After the introduction of the Big Bang theory by Alexander Friedmann (1922) and Catholic priest Georges Lemaître (1927), it was reported three decades later that still two-thirds of American astronomers thought the universe had no beginning, similar to the ancient pantheistic Greek belief in an eternal cosmos.
Today the Big Bang theory is accepted. In studying that beginning, scientists have learned how symmetry unified the gravitational and electromagnetic forces in the exponential expansion of the primordial cosmos. That symmetry, once broken, seems to give way to deeper symmetries so finely-tuned that scientists even muse the universe shouldn’t exist. The ongoing search for physical laws, however, led to the prevailing theory of “supersymmetry” and a search for ever-smaller, inter-related particles.
In the first roughly one trillionth of a trillionth of a trillionth of a second after the universe’s birth, scientists are discovering a fine line between chaos and stability. Physicist and atheist Sean Carroll remarked that the mass of the latest discovered particle, the Higgs boson, turns out to be “right on the edge” in terms of the universe’s stability. Tia Ghose of Live Science described it, “A little bit lighter, and the Higgs field would be much more easily perturbed; a little heavier, and the current Higgs field would be incredibly stable.”

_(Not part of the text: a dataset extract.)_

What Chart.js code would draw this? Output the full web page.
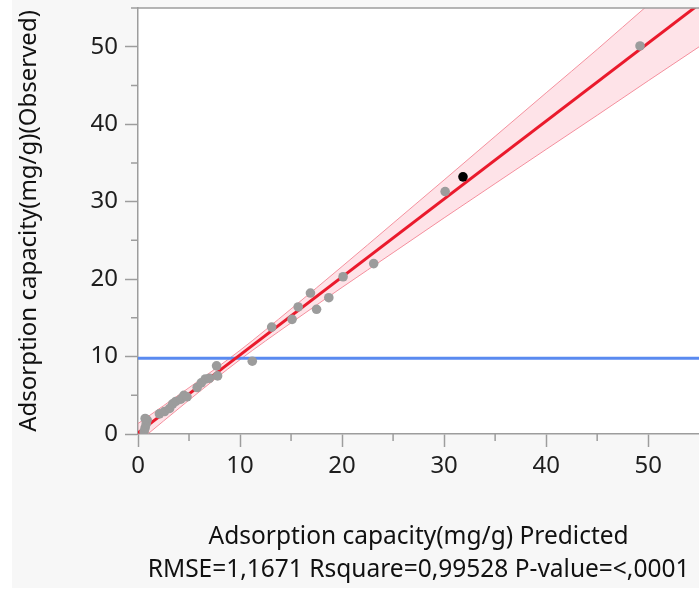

While it is inappropriate to extract theological meaning from incomplete scientific theories, it is insightful to note consistencies with Christian thought.
Obviously, the idea that the universe had a beginning is consistent with the first words of Genesis, and so is the idea of order and symmetry. St. John referred to Christ as the “Father’s only-begotten Son full of grace and truth,” using the Greek word monogenes to express “only begotten.” In ancient Greece monogenes referred to the eternally emanating cosmos. In Latin it translates as unigenitus, or universum. To Plato, the monogenes was the Unknown God, the universe itself. When John called Christ by the same words, it marked a radically different view of God and of the cosmos. The Unknown God was named the Christian God, a Trinitarian and Incarnational God. Christ, the Second Person of the Holy Trinity, the Son, became man. Christ, as God, created the universe. Christ, the Word, the Logos, is Rationality Itself.
Catholic physicist Peter Hodgson once wrote something similar to Carroll’s comment about the fine line between stability and chaos, but it was in reference to God and the overall order of the universe. “There is here a delicate balance between the rationality and the freedom of God.” To believe God set the world in motion and left it to run, leads to determinism. A God of unpredictable volition, gives us chaos. Both beliefs are inimical to the growth of science, and Christianity accepts neither.
In the context of Christianity, physical symmetry and fine-tuning give insight into the language of God who freely chose to create an ordered universe, but who interacts in human history and holds everything in existence by His will. That scientists, both atheist and Christian, search for such insight is evidence they trust such stability and symmetry exists. Is it any wonder that science was born in a Christian culture?
References and Further Reading:
- The survey of leading American physicists and astronomers is found in “How Cosmology Became a Science,” by Stephen Brush (Scientific American, Volume 267, Issue 2, August 1992); and this survey was referenced by Stephen Barr in Modern Physics and Ancient Faith (Notre Dame: University of Notre Dame Press, 2003, p. 43) and by Christopher Baglow in Faith, Science, and Reason: Theology on the Cutting Edge (Mobile: Midwest Theological Forum, 2011, p. 145).
- I recommend Live Science for following the latest scientific news, and specifically Staff Writer Tia Ghose who interviewed me last December about the belief in the Virgin Birth. Tia is reliably objective in her reporting.
- For a discussion of St. John’s use of the word monogenes, see the essay “Christ and the History of Science,” in A Late Awakening and Other Essays by Fr. Stanley Jaki, priest and physicist (Port Huron: Real View Books, 2006, pp. 55-56). I also discuss this in my book, Science Was Born of Christianity: The Teaching of Fr. Stanley L. Jaki (Habitation of Chimham Publishing, 2014, pp. 160-164).
- To read more about theology and modern physics, I highly recommend Theology and Modern Physics by Peter Hodgson (Burlington: Ashgate Publishing Company, 2005), particularly Chapter 11 “Chaos and Symmetry” and Chapter 2 “The Judeo-Christian Contribution to the Development of Modern Science.” The quote in the above essay was taken from the section of Chapter 2 titled, “The Origin of Science.”